Similarly, Federal Rule 37(b)(2)(C) provides that where a party fails to comply with a court order, "the court must order the disobedient party, the attorney advising that party, or both to pay the reasonable expenses, including attorney's fees, caused by the failure, unless the failure was substantially justified or other circumstances make an award of expenses unjust." The "substantially justified" requirement of Rule 37 has been defined as justification to a degree that could satisfy a reasonable person that parties could differ as to whether the party was required to comply. See Towery v. O'Shea, Civ. No. 12-6473, 2015 WL 9587608, *5 (D.N.J. Dec. 30, 2015) (quoting Tolerico v. Home Depot, 205 F.R.D. 169, 175-76 (M.D.Pa. 2002)) (holding that the plaintiff lacked substantial justification for failing to produce documents sooner because it was an inadvertent mistake); see also Gambrell v. First Student, C.A. No. 14-6758 (FLW)(LHG), 2017 U.S. Dist. LEXIS 219308 (D.N.J. June 2, 2017).
In Gambrell, defendants sought dismissal of the action as well as costs and attorneys' fees due to Mr. Gambrell's failure to appear for his court-ordered deposition. Gambrell, 2017 U.S. Dist. LEXIS 219308, at *5. Mr. Gambrell's attorney, however, argued that Mr. Grambrell was never served with the Order that required the deposition to go forward on September 30th, therefore, his failure to appear was "substantially justified" within the meaning of Rule 37(b)(2)(C). Id. at *11. The court, however, held that Mr.

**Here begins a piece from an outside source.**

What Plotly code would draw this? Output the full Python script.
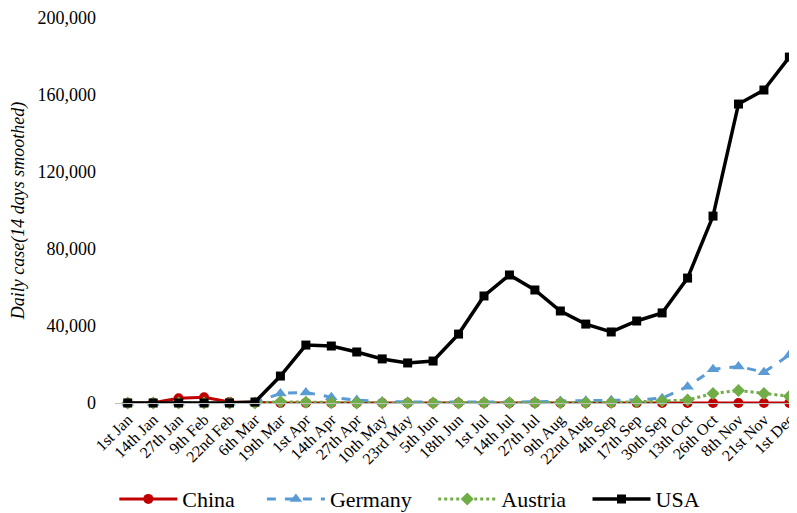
import plotly.graph_objects as go

dates = ["1st Jan", "14th Jan", "27th Jan", "9th Feb", "22nd Feb", "6th Mar", "19th Mar",
         "1st Apr", "14th Apr", "27th Apr", "10th May", "23rd May", "5th Jun", "18th Jun",
         "1st Jul", "14th Jul", "27th Jul", "9th Aug", "22nd Aug", "4th Sep", "17th Sep",
         "30th Sep", "13th Oct", "26th Oct", "8th Nov", "21st Nov", "1st Dec"]

china = [0, 100, 2500, 3000, 500, 100, 50, 50, 50, 20, 20, 20, 20, 30,
         20, 30, 50, 50, 30, 20, 20, 20, 20, 30, 30, 30, 50]
germany = [0, 0, 0, 0, 0, 200, 5000, 5500, 3000, 1500, 800, 500, 400, 500,
           500, 500, 600, 1000, 1200, 1400, 1600, 2500, 8500, 17500, 19000, 16000, 25000]
austria = [0, 0, 0, 0, 0, 30, 600, 400, 100, 50, 30, 30, 30, 50,
           100, 100, 150, 150, 150, 300, 600, 1000, 1500, 5000, 6500, 5000, 3500]
usa = [0, 0, 0, 0, 0, 500, 14000, 30100, 29600, 26500, 22900, 20800, 21800, 35800,
       55600, 66500, 58700, 47800, 41000, 36900, 42600, 46800, 64900, 97100, 155300, 162600, 179700]

y_ticks = [0, 40000, 80000, 120000, 160000, 200000]
y_tick_text = ["0", "40,000", "80,000", "120,000", "160,000", "200,000"]

fig = go.Figure()
fig.add_trace(go.Scatter(x=dates, y=china, name="China" + "\u00a0" * 4, mode="lines+markers",
                         line=dict(color="#C00000", width=3),
                         marker=dict(symbol="circle", size=10, color="#C00000"),
                         cliponaxis=False))
fig.add_trace(go.Scatter(x=dates, y=germany, name="Germany" + "\u00a0" * 3, mode="lines+markers",
                         line=dict(color="#5B9BD5", width=3, dash="dash"),
                         marker=dict(symbol="triangle-up", size=11, color="#5B9BD5"),
                         cliponaxis=False))
fig.add_trace(go.Scatter(x=dates, y=austria, name="Austria" + "\u00a0" * 3, mode="lines+markers",
                         line=dict(color="#70AD47", width=3, dash="dot"),
                         marker=dict(symbol="diamond", size=10, color="#70AD47"),
                         cliponaxis=False))
fig.add_trace(go.Scatter(x=dates, y=usa, name="USA", mode="lines+markers",
                         line=dict(color="#000000", width=3.5),
                         marker=dict(symbol="square", size=9, color="#000000"),
                         cliponaxis=False))

fig.update_layout(
    width=789, height=505,
    margin=dict(l=107, r=0, t=10, b=110, autoexpand=False),
    paper_bgcolor="white", plot_bgcolor="white",
    font=dict(family="Liberation Serif", color="#000000"),
    showlegend=True,
    legend=dict(orientation="h", x=-0.001, xanchor="left", y=-0.195, yanchor="top",
                font=dict(size=22, family="Liberation Serif"), itemwidth=58,
                traceorder="normal"),
)
fig.update_xaxes(type="category", range=[-0.5, 26.3], showgrid=False,
                 showline=True, linecolor="#BFBFBF", linewidth=1,
                 tickangle=-45, tickfont=dict(size=16, family="Liberation Serif"),
                 ticks="", zeroline=False, automargin=False)
fig.update_yaxes(range=[0, 200000], tickvals=y_ticks, ticktext=y_tick_text,
                 showgrid=False, showline=False, zeroline=False, ticks="",
                 tickfont=dict(size=18, family="Liberation Serif"),
                 ticklabelstandoff=18, automargin=False,
                 title=dict(text="<i>Daily case(14 days smoothed)</i>",
                            font=dict(size=18, family="Liberation Serif"), standoff=8))

fig.write_html("out.html")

Gambrell's failure to appear was not substantially justified because the Clerk of the Court sent a copy of the order to his attorney via first class mail. Id. at *18-19. In addition, the judge's chambers emailed his attorney to confirm the date of the deposition on September 23, 2016 after she sent an email to chambers regarding an unrelated matter. Id.
Here, the record indicates defendants were ordered to be present for an oral argument on April 22, 2019 to address the motion to withdraw that was filed by their previous attorney. See Am. Letter Order [Doc. No. 29]. Defendants were also informed by the Court that they must retain counsel to represent them because a corporation may not represent itself in federal court. Id. Defendants failed to appear at the scheduled argument. See Order, Apr. 23, 2019 [Doc. No. 33]. The Court granted the motion to withdraw and again ordered defendants to obtain new counsel and have him or her enter their appearance by May 23, 2019. Id. at 3-4. On June 6, 2019, plaintiff filed a letter advising the Court that defendants failed to respond to its written discovery, and that no new counsel had appeared on behalf of either defendant. See Letter [Doc. No. 34]. On June 11, 2019, the Court issued an Order to Show Cause ("OSC") ordering that defendants appear in person at the federal courthouse on July 15, 2019 to show cause why default judgment should not be entered against them, to respond in writing to the OSC by July 8, 2019, and advised them that failure to comply with the order would result in a recommendation that a default be entered against them. See OSC [Doc. No. 35]. Defendants failed to respond in writing by July 8, 2019, failed to appear in person on July 15, 2019, and failed to obtain counsel as ordered.
Plaintiff alleges it has "incurred attorneys' fees as a result of Defendants' conduct, including fees involved in seeking relief from the Court for Defendants' failure to fulfill their discovery obligations, appearing at multiple hearings to address Defendants' failures, and preparing this motion for a default judgment." Mot. at 9. As a result, plaintiff alleges the Court should enter an order requiring defendants to pay their fees. Id. A review of the record indicates that defendants have failed to comply with several Court Orders and have not provided any excuse or justification for their actions. Like in Gambrell, the Court finds defendants actions were not substantially justified within the meaning of Rules 16 or 37. Defendants were on notice of the requirement for a court ordered appearance at the April 22 and July 15 hearings and failed to appear. Further, defendants were ordered twice to obtain counsel and have them enter their appearance and have not done so. Last, defendants have failed to comply with discovery. Unlike in Campbell, the defendants' actions have hindered this litigation and have resulted in the unnecessary expenditure of judicial resources as well as unnecessary legal fees to the plaintiff. As a result, the Court finds plaintiff is entitled to an award of costs and attorneys' fees equal to the amount spent as a result of defendant's failure to comply with the Court's Orders, failures to fulfill their discovery obligations, and failures to appear.
Conclusion
Accordingly, for the foregoing reasons, it is this 1st day of September 2020, respectfully recommended that a final judgment of default be entered against defendants and that the draft Order attached hereto be entered. The Court also recommends a permanent injunction be issued against defendants to prevent any further damage to plaintiff. Last, the Court respectfully recommends that defendants be ordered to pay costs and attorneys' fees to plaintiff equal to the amount spent as a result of defendants' failure to comply with the Court's Orders, failures to fulfill their discovery obligations, and failures to appear. If this Report and Recommendation is adopted, plaintiff shall submit a claim for fees and costs within thirty (30) days of the entry of the Court's Order pursuant to L. Civ. R. 54.2. It is recommended defendants be given thirty (30) days to serve any objections. Pursuant to Fed. R. Civ. P. 72 and L. Civ. R. 72.1(c)(2), the parties have fourteen (14) days from the date of this Order in which to file any objections with the Court. A proposed Order for the Court to enter if this Report and Recommendation is granted is attached.